Like several witnesses before her, Dallago said she never saw or had contact with Linda Mangano. “Not to my recollection,” she testified.
Carman asked just the one question on redirect.
And Dallago answered that, no, she had not taken time from work.
She’s been sick, she said.
And she had a doctor’s appointment slated for later.
“Feel better,” U.S. District Court Judge Joan M. Azrack said as she dismissed the witness — the last one in a truncated day of testimony, on the last working day of the seventh week of the trial.
Jaclyn Aleo, a former assistant manager at Singh’s Tom Tom restaurant in Wantagh, testified that Richard Betz, Oyster Bay’s former public works commissioner, was a frequent visitor at the eatery.
“It was understood that he would come in and he did not pay,” Aleo testified.
One day, she said, Betz came in and demanded a room “so he and his 30 friends could party,” she said.
She said the group ate and drank $1,000 worth of food.
And he did not pay for it.
“It was memorable,” Aleo testified, as a photograph of Betz was projected on the courtroom’s largest screen and a few spectators laughed.

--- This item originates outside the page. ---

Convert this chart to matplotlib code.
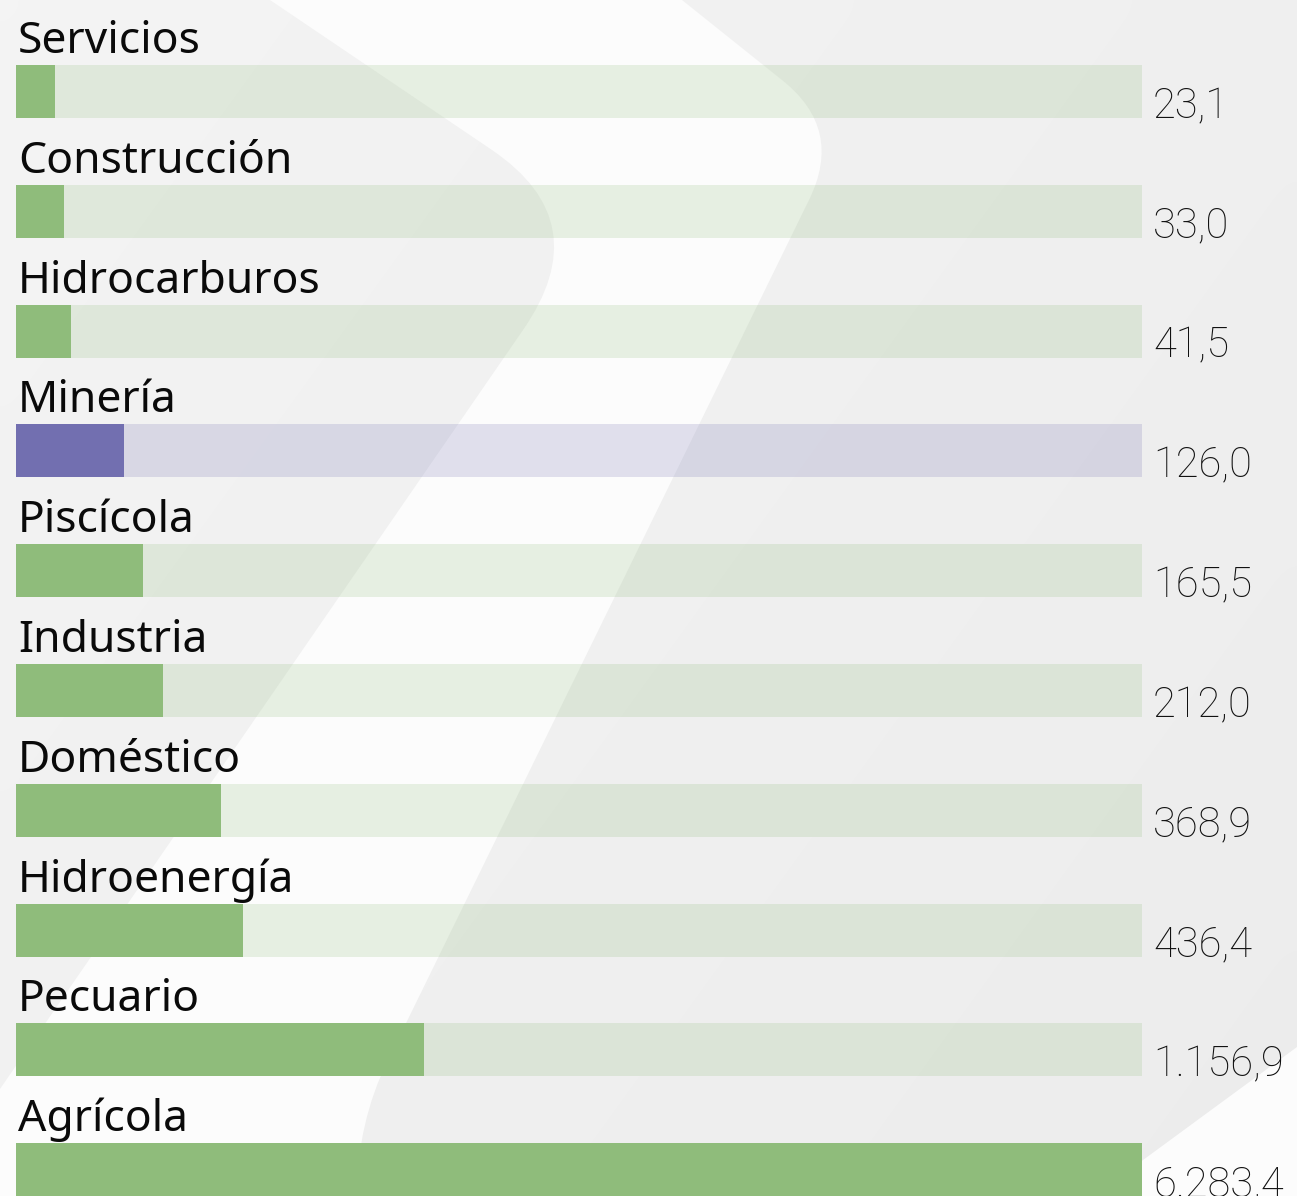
import numpy as np
import matplotlib
matplotlib.use("Agg")
import matplotlib.pyplot as plt
from matplotlib.path import Path
from matplotlib.patches import PathPatch, Polygon
from matplotlib.transforms import blended_transform_factory

# water use by sector (hm3)
sectors = ["Servicios", "Construcción", "Hidrocarburos", "Minería", "Piscícola",
           "Industria", "Doméstico", "Hidroenergía", "Pecuario", "Agrícola"]
volumes = [23.1, 33.0, 41.5, 126.0, 165.5, 212.0, 368.9, 436.4, 1156.9, 6283.4]
highlight = "Minería"

GREEN = "#8fbc7b"
PURPLE = "#726fb0"
W, H = 1297, 1196


def fmt_es(v):
    s = f"{v:,.1f}"
    return s.replace(",", "X").replace(".", ",").replace("X", ".")


fig = plt.figure(figsize=(W / 100, H / 100), dpi=100)

# background: soft grey gradient with a white diagonal band
bg = fig.add_axes([0, 0, 1, 1])
bg.set_xlim(0, W)
bg.set_ylim(H, 0)
bg.axis("off")
gx, gy = np.meshgrid(np.linspace(0, 1, 64), np.linspace(0, 1, 64))
grad = 0.957 - 0.03 * (0.6 * gx + 0.4 * gy)
bg.imshow(np.dstack([grad, grad, grad]), extent=(0, W, H, 0), aspect="auto",
          interpolation="bicubic", zorder=0)

band = Path(
    [(270, 0), (682, 0), (782, 80), (844, 129), (809, 200),
     (388, 1060), (357, 1123), (357, 1196), (0, 1196), (0, 1089),
     (523, 330), (598, 222), (492, 150), (270, 0)],
    [Path.MOVETO, Path.LINETO, Path.LINETO, Path.CURVE3, Path.CURVE3,
     Path.LINETO, Path.CURVE3, Path.CURVE3, Path.LINETO, Path.LINETO,
     Path.LINETO, Path.CURVE3, Path.CURVE3, Path.CLOSEPOLY])
bg.add_patch(PathPatch(band, facecolor="#fcfcfc", edgecolor="none", zorder=1))
bg.add_patch(Polygon([(1297, 1047), (1297, 1196), (1094, 1196)],
                     facecolor="#fcfcfc", edgecolor="none", zorder=1))

# bars
left = 16 / W
width = 1126 / W
ax = fig.add_axes([left, 0, width, 1])
ax.patch.set_alpha(0)
p = 0.6
ax.set_xscale("function", functions=(lambda x: np.power(np.clip(x, 0, None), p),
                                     lambda x: np.power(np.clip(x, 0, None), 1 / p)))
vmax = max(volumes)
ax.set_xlim(0, vmax)
row = 119.8
ax.set_ylim((H - 91.5) / row, -91.5 / row)
ax.axis("off")

y = np.arange(len(sectors))
colors = [PURPLE if s == highlight else GREEN for s in sectors]
bh = 53 / row
ax.barh(y, [vmax] * len(y), height=bh, color=colors, alpha=0.2, linewidth=0)
ax.barh(y, volumes, height=bh, color=colors, linewidth=0)

tr = blended_transform_factory(ax.transAxes, ax.transData)
for i, (s, v) in enumerate(zip(sectors, volumes)):
    ax.text(2 / 1126, i - bh / 2 - 12 / row, s, transform=tr,
            ha="left", va="baseline", fontsize=32, family="Noto Sans",
            color="#0a0a0a")
    ax.text(1.0098, i + bh / 2, fmt_es(v), transform=tr,
            ha="left", va="baseline", fontsize=30, family="Roboto",
            fontweight="light", color="#111111", clip_on=False)

fig.savefig("out.png", dpi=100)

“Like,” she added, her voice rising, “who does that?”
As the crow flies
Butch Yamali, owner of the Dover Group, which operates several Long Island restaurants and other businesses, said his firm was ready, willing and able to provide food for workers at Nassau’s Office of Emergency Management after superstorm Sandy.
“I thought it was our work,” he testified, going on to detail in chapter and verse why he believed that to be so.
Yamali refused to be shaken from his view, even under a tough cross-examination from Matt Brissenden, one of Edward Mangano’s defense attorneys.
At one point, Yamali argued with Brissenden’s assertion — supported by a Google map printout — that a Dover warehouse in Plainview was 5.2 miles from Nassau’s OEM in Bethpage.
“It’s three,” Yamali insisted.
And when Brissenden mentioned Google maps, Yamali shot back that the route could be different on Waze, a navigation app.
“I don’t know what the point is,” Yamali said.
As Brissenden pressed Yamali on a contract he has with Nassau County, Yamali told him, “You are confused, I can explain it to you.”
And when the lawyer honed in on a portion of the contract, Yamali said, “I have a different interpretation.”
And so it went, back and forth, as Brissenden sought to make the case that a vendor other than Yamali could have won an emergency contract to provide food to the OEM.